Starting with the first line below, extract each line through the one that contains "0.96, 0.98, 0.99];", inclusive, excluding pictures.

━━━━━━━━━━

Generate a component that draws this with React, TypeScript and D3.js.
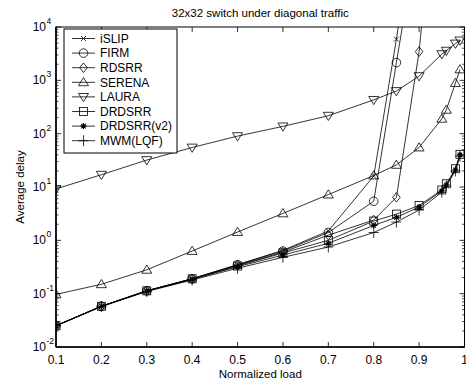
import React from "react";
import * as d3 from "d3";

const loads = [0.1, 0.2, 0.3, 0.4, 0.5, 0.6, 0.7, 0.8, 0.85, 0.9, 0.95, 0.96, 0.98, 0.99];

const iSLIP = [0.025, 0.058, 0.113, 0.19, 0.35, 0.65, 1.5, 16, 5900, 5e6, null, null, null, null];
const FIRM = [0.025, 0.058, 0.113, 0.19, 0.35, 0.63, 1.4, 5.4, 2150, 8e5, null, null, null, null];
const RDSRR = [0.025, 0.058, 0.113, 0.19, 0.34, 0.6, 1.25, 2.4, 6.4, 3450, 1e8, null, null, null];
const SERENA = [0.097, 0.15, 0.28, 0.63, 1.43, 3.2, 7.2, 16.4, 26, 55, 190, 280, 890, 1600];
const LAURA = [9.2, 17, 32, 55, 90, 137, 217, 430, 630, 1200, 3100, 3600, 4900, 5600];
const DRDSRR = [0.025, 0.058, 0.113, 0.19, 0.33, 0.58, 1.0, 2.3, 3.1, 4.5, 8.8, 11.5, 22, 41];
const DRDSRRv2 = [0.025, 0.058, 0.112, 0.185, 0.32, 0.53, 0.88, 1.9, 2.7, 4.2, 8.5, 11, 21, 40];
const MWM = [0.025, 0.057, 0.11, 0.18, 0.3, 0.48, 0.75, 1.4, 2.2, 3.7, 8, 10.5, 20, 38];

const seriesNames = ["iSLIP", "FIRM", "RDSRR", "SERENA", "LAURA", "DRDSRR", "DRDSRR(v2)", "MWM(LQF)"];
const seriesValues = [iSLIP, FIRM, RDSRR, SERENA, LAURA, DRDSRR, DRDSRRv2, MWM];
const seriesMarkers = ["x", "o", "d", "^", "v", "s", "*", "+"];

const xTicks = [0.1, 0.2, 0.3, 0.4, 0.5, 0.6, 0.7, 0.8, 0.9, 1];
const xTickLabels = ["0.1", "0.2", "0.3", "0.4", "0.5", "0.6", "0.7", "0.8", "0.9", "1"];
const yExponents = [-2, -1, 0, 1, 2, 3, 4];

const title = "32x32 switch under diagonal traffic";
const xLabel = "Normalized load";
const yLabel = "Average delay";

const W = 466, H = 381;
const L = 56, R = 464.5, T = 27, B = 347;
const FONT = "'Liberation Sans', Arial, sans-serif";

function Marker({ type, x, y }: { type: string; x: number; y: number }) {
  const s = { fill: "none", stroke: "#000", strokeWidth: 0.8 };
  switch (type) {
    case "x":
      return <path d={`M${x - 2.5},${y - 2.5}L${x + 2.5},${y + 2.5}M${x - 2.5},${y + 2.5}L${x + 2.5},${y - 2.5}`} {...s} />;
    case "o":
      return <circle cx={x} cy={y} r={4.3} {...s} />;
    case "d":
      return <path d={`M${x},${y - 4.8}L${x + 3.8},${y}L${x},${y + 4.8}L${x - 3.8},${y}Z`} {...s} />;
    case "^":
      return <path d={`M${x},${y - 4.8}L${x + 5},${y + 3.4}L${x - 5},${y + 3.4}Z`} {...s} />;
    case "v":
      return <path d={`M${x},${y + 4.8}L${x + 5},${y - 3.4}L${x - 5},${y - 3.4}Z`} {...s} />;
    case "s":
      return <rect x={x - 4} y={y - 4} width={8} height={8} {...s} />;
    case "*":
      return (
        <g>
          <path d={`M${x - 3},${y}L${x + 3},${y}M${x},${y - 3}L${x},${y + 3}M${x - 2.2},${y - 2.2}L${x + 2.2},${y + 2.2}M${x - 2.2},${y + 2.2}L${x + 2.2},${y - 2.2}`} stroke="#000" strokeWidth={1.1} fill="none" />
          <circle cx={x} cy={y} r={1.6} fill="#000" />
        </g>
      );
    case "+":
      return <path d={`M${x - 5},${y}L${x + 5},${y}M${x},${y - 5.5}L${x},${y + 5.5}`} {...s} />;
    default:
      return null;
  }
}

export default function App() {
  const x = d3.scaleLinear().domain([0.1, 1]).range([L, R]);
  const y = d3.scaleLog().domain([1e-2, 1e4]).range([B, T]);

  const line = d3
    .line<number | null>()
    .defined((d) => d != null)
    .x((_, i) => x(loads[i]))
    .y((d) => y(d as number));

  const minor: number[] = [];
  for (let e = -2; e < 4; e++) for (let k = 2; k <= 9; k++) minor.push(k * Math.pow(10, e));

  const legX = 64, legY = 29, legW = 113, legH = 124;
  const legStep = 14.6, legFirst = 38.5;

  return (
    <svg width={W} height={H} style={{ position: "absolute", left: 0, top: 0 }} fontFamily={FONT}>
      <rect x={0} y={0} width={W} height={H} fill="#fff" />
      <defs>
        <clipPath id="plotclip">
          <rect x={L} y={T} width={R - L} height={B - T} />
        </clipPath>
      </defs>

      {/* title */}
      <text x={(L + R) / 2} y={17} fontSize={11.5} textAnchor="middle">{title}</text>

      {/* data */}
      <g clipPath="url(#plotclip)">
        {seriesValues.map((vals, si) => (
          <path key={"l" + si} d={line(vals) || ""} fill="none" stroke="#000" strokeWidth={0.8} />
        ))}
        {seriesValues.map((vals, si) =>
          vals.map((v, i) =>
            v == null || v > 1e4 ? null : (
              <Marker key={`m${si}-${i}`} type={seriesMarkers[si]} x={x(loads[i])} y={y(v)} />
            )
          )
        )}
      </g>

      {/* frame */}
      <rect x={L} y={T} width={R - L} height={B - T} fill="none" stroke="#000" strokeWidth={1} />
      <line x1={L} x2={R} y1={B} y2={B} stroke="#000" strokeWidth={1.6} />
      <line x1={L} x2={L} y1={T} y2={B} stroke="#000" strokeWidth={1.6} />

      {/* x ticks */}
      {xTicks.map((t, i) => (
        <g key={"xt" + i}>
          <line x1={x(t)} x2={x(t)} y1={B} y2={B - 5} stroke="#000" strokeWidth={0.8} />
          <line x1={x(t)} x2={x(t)} y1={T} y2={T + 5} stroke="#000" strokeWidth={0.8} />
          <text x={x(t)} y={B + 17} fontSize={12} textAnchor="middle">{xTickLabels[i]}</text>
        </g>
      ))}

      {/* y ticks */}
      {yExponents.map((e) => {
        const yy = y(Math.pow(10, e));
        return (
          <g key={"yt" + e}>
            <line x1={L} x2={L + 5} y1={yy} y2={yy} stroke="#000" strokeWidth={0.8} />
            <line x1={R} x2={R - 5} y1={yy} y2={yy} stroke="#000" strokeWidth={0.8} />
            <text x={46} y={yy + 4} fontSize={12} textAnchor="end">10</text>
            <text x={46.5} y={yy - 3} fontSize={8.5} textAnchor="start">{e}</text>
          </g>
        );
      })}
      {minor.map((m, i) => (
        <g key={"mn" + i}>
          <line x1={L} x2={L + 2.5} y1={y(m)} y2={y(m)} stroke="#000" strokeWidth={0.7} />
          <line x1={R} x2={R - 2.5} y1={y(m)} y2={y(m)} stroke="#000" strokeWidth={0.7} />
        </g>
      ))}

      {/* axis labels */}
      <text x={(L + R) / 2} y={378} fontSize={11.5} textAnchor="middle">{xLabel}</text>
      <text transform={`translate(24,${(T + B) / 2}) rotate(-90)`} fontSize={11.5} textAnchor="middle">{yLabel}</text>

      {/* legend */}
      <rect x={legX} y={legY} width={legW} height={legH} fill="#fff" stroke="#000" strokeWidth={1} />
      {seriesNames.map((n, i) => {
        const yy = legFirst + i * legStep;
        return (
          <g key={"lg" + i}>
            <line x1={72} x2={95} y1={yy} y2={yy} stroke="#000" strokeWidth={0.8} />
            <Marker type={seriesMarkers[i]} x={83.5} y={yy} />
            <text x={100} y={yy + 4.2} fontSize={12}>{n}</text>
          </g>
        );
      })}
    </svg>
  );
}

━━━━━━━━━━

[Written reply]:
Generate a component that draws this with React, TypeScript and D3.js.
import React from "react";
import * as d3 from "d3";

const loads = [0.1, 0.2, 0.3, 0.4, 0.5, 0.6, 0.7, 0.8, 0.85, 0.9, 0.95, 0.96, 0.98, 0.99];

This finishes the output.